Les implantations industrielles se feront en conformité avec la règle algérienne du 51/49%. 51% du capital social revenant à des investisseurs algériens. Ce seront, dans plusieurs cas, des partenariats public-privé. RENAULT s’alliant avec la SNVI détenue à 100% par l’Etat algérien. SANOFI-AVENTIS (poursuivi par ailleurs pour surfacturations !!) s’alliant avec le groupe pharmaceutique algérien SAIDAL détenu à 80% par l’Etat. Des partenariats privé-privé ont également été conclus : BIFRUIT, groupe privé algérien (familial) s’allie avec BIOGEAUD-France pour la réalisation d’une usine de confiture avec transfert de technologie à l’Algérie. VICRALYS, groupe privé algérien avec PETERS SURGICAL fabricant de sutures chirurgicales. MEDRASYS-Algérie avec MEDRASYS-France spécialisé dans l’informatique médicale. Par contre, l’accord entre la SONATRACH et TOTAL en vue de la création d’une unité de vapocraquage à Arzew est toujours en suspens et, contrairement à ce qu'avait cru pouvoir déclarer Laurent Fabius, Mme Delphine Batho a officiellement démenti qu'un accord ait été conclu pour la prospection de gaz de schiste en Algérie.
L’implantation d’une usine Renault, près d’Oran ne créera que 350 emplois directs, mais générera, paraît-il, des centaines d’emplois parmi les quelque 500 entreprises sous-traitantes.
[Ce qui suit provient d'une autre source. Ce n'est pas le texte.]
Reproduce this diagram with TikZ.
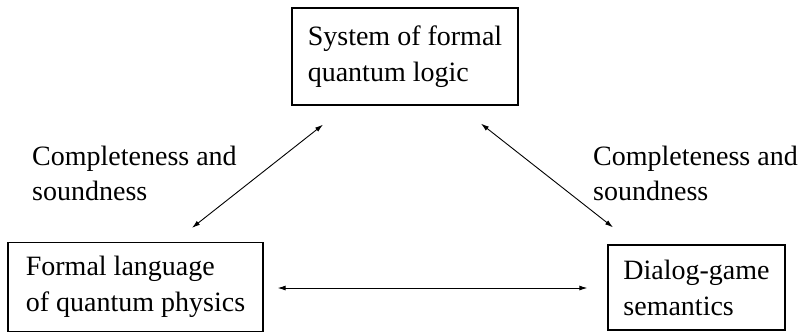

Enfin, le Président de la République française a annoncé la relance de l’Union pour la Méditerranée. Question: celle-ci sera-t-elle le prolongement de l’UPM sarkozienne qui, comme le Processus de Barcelone de 1995, incitait l’Algérie à accélérer les privatisations et prônait l’instauration d’une zone de libre-échange entre le sud et le nord de la Méditerranée, impliquant un désarmement des barrières douanières, au détriment du Sud ?
Il serait dommageable et grave que la condamnation verbale du colonialisme s’accompagne de la poursuite d’une politique néocolonialiste.